Source code of charts:

-- BEGIN --

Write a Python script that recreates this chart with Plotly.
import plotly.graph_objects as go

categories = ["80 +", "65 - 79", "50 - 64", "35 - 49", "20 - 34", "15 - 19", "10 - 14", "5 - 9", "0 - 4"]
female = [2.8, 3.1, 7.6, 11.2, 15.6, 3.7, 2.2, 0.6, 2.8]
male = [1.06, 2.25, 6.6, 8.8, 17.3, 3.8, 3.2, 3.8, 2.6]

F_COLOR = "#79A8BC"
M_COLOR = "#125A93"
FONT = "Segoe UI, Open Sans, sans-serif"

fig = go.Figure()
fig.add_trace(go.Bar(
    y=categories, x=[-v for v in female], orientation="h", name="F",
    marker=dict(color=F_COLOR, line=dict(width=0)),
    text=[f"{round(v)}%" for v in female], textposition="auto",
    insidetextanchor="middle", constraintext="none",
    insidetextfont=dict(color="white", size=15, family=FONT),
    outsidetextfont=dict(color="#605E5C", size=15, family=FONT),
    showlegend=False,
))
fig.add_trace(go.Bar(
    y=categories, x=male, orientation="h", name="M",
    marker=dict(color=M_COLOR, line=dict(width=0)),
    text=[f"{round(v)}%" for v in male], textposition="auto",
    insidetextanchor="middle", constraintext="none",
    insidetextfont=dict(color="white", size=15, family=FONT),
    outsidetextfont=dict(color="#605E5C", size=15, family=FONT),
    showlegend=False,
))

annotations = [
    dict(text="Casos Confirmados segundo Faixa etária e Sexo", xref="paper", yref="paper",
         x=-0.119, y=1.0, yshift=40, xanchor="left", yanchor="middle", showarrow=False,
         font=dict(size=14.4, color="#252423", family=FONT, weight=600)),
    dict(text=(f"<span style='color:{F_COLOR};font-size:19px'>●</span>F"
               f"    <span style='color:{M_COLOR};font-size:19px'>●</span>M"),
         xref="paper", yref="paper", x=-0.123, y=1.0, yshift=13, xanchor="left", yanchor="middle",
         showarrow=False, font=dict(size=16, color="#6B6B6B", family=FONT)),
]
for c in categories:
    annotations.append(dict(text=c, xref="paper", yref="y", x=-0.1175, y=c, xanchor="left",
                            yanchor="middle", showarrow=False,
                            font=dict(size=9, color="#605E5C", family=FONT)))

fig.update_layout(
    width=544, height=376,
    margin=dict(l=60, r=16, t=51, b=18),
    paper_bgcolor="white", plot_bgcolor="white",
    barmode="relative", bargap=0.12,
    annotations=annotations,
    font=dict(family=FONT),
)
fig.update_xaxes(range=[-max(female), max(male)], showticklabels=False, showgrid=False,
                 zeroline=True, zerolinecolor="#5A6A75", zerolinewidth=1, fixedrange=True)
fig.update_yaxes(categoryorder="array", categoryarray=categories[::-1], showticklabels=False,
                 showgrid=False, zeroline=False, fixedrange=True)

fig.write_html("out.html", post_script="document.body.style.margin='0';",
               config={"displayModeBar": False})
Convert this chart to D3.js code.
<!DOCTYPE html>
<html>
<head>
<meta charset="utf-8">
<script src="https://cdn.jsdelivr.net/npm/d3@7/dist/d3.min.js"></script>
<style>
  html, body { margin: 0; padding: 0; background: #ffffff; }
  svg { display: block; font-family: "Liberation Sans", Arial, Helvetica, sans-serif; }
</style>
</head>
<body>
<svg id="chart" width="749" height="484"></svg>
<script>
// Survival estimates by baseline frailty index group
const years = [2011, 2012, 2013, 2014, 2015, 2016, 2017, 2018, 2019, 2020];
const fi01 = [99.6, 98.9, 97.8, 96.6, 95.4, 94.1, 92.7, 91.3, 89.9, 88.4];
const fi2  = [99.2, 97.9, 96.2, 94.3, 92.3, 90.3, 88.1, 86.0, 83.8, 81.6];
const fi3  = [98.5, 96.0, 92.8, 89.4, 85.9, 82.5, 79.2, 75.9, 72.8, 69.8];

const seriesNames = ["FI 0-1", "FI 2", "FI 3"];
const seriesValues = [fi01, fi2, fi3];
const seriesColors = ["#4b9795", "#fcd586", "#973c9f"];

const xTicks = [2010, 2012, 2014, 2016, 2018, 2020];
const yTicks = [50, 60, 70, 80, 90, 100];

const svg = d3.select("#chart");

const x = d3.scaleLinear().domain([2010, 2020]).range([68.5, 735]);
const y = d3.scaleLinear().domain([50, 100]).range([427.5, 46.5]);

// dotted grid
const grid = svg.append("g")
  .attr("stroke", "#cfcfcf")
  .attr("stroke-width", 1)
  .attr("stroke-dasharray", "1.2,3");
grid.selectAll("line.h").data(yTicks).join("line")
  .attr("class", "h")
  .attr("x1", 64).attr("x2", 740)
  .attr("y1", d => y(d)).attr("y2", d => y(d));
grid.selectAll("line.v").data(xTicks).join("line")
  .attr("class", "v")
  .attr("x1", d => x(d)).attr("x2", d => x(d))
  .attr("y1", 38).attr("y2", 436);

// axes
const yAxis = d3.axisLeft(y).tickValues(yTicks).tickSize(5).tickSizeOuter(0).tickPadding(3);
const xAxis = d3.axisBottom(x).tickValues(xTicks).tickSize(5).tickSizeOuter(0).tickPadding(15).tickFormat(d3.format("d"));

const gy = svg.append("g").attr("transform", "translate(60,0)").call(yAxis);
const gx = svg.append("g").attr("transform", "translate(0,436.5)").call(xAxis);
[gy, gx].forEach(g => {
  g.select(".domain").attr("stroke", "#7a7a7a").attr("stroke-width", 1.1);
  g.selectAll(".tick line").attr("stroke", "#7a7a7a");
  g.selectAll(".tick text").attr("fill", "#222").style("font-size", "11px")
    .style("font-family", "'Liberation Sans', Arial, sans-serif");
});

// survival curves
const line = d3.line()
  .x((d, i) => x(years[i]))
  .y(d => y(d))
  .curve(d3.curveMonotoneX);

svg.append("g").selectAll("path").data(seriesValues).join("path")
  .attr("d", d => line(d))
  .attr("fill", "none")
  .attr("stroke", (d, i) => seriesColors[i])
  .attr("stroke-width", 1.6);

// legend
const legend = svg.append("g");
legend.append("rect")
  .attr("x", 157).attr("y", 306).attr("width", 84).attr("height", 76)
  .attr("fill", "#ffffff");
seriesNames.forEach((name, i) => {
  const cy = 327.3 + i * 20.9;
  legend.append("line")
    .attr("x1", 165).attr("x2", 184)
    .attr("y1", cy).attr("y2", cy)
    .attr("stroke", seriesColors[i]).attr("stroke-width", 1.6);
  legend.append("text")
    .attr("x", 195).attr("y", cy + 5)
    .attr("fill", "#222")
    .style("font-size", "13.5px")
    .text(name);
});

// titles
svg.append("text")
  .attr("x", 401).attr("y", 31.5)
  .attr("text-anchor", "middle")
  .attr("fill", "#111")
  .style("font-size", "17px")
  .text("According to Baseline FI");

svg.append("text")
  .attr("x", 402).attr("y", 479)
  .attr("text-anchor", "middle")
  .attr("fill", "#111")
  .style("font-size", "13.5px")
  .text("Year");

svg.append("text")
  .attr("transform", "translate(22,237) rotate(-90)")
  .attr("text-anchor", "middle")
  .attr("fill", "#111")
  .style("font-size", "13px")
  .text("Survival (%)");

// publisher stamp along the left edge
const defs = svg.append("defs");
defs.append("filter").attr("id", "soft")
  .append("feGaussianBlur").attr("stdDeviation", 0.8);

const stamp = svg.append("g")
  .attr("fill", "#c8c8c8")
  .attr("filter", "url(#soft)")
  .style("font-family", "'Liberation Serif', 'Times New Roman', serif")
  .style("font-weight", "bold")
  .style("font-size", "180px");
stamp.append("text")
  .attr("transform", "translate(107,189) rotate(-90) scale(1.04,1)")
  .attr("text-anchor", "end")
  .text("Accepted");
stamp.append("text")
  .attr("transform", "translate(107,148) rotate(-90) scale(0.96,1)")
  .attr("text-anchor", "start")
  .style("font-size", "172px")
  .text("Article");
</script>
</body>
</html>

-- END --
-- BEGIN --

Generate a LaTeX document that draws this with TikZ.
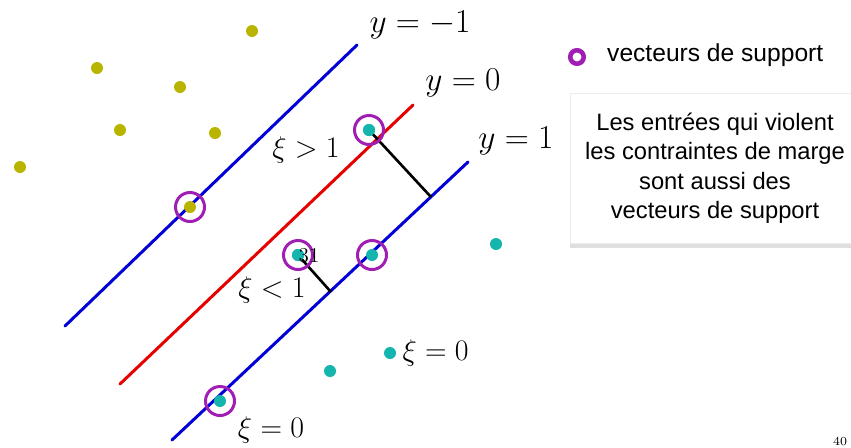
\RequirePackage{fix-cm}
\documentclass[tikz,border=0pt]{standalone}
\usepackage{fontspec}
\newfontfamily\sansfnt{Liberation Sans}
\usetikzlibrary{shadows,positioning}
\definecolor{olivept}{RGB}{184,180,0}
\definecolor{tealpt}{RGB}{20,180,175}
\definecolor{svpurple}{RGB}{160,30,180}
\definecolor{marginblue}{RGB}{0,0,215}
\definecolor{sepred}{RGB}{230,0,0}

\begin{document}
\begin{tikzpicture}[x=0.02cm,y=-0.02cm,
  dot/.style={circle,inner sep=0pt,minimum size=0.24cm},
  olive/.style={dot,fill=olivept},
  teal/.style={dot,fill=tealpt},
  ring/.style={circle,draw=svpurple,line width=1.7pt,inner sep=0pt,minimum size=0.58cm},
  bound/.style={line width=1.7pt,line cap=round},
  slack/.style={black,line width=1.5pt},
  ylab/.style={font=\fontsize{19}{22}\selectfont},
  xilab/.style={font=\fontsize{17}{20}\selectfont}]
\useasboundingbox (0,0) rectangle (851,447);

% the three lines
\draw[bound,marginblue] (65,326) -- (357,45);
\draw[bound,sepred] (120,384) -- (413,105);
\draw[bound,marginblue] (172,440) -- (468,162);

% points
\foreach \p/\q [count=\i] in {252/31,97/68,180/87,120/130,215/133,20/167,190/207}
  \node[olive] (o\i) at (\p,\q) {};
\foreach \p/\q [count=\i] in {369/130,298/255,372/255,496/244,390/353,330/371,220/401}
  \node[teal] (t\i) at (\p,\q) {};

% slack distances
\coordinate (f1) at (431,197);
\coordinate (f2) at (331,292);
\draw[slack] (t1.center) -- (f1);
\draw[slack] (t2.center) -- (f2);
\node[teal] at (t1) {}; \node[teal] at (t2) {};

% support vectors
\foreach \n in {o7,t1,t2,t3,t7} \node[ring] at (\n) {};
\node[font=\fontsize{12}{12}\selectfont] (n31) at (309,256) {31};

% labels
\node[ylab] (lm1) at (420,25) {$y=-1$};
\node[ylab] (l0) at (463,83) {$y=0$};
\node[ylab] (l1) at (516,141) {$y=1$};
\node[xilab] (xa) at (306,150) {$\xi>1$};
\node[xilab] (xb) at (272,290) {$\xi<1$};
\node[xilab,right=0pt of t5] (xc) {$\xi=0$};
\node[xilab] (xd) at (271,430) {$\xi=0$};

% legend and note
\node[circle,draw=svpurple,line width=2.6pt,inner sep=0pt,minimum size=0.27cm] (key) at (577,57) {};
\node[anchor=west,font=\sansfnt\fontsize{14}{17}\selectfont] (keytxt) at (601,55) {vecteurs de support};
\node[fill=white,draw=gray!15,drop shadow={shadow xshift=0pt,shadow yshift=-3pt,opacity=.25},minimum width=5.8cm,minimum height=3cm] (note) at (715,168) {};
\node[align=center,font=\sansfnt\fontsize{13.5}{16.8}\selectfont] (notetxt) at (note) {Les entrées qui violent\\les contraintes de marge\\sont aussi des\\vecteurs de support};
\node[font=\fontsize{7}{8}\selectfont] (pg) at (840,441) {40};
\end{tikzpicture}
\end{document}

-- END --

### Instruction
Gather all lines of the records that include the word "with".

### Final answer
Write a Python script that recreates this chart with Plotly.
Generate a LaTeX document that draws this with TikZ.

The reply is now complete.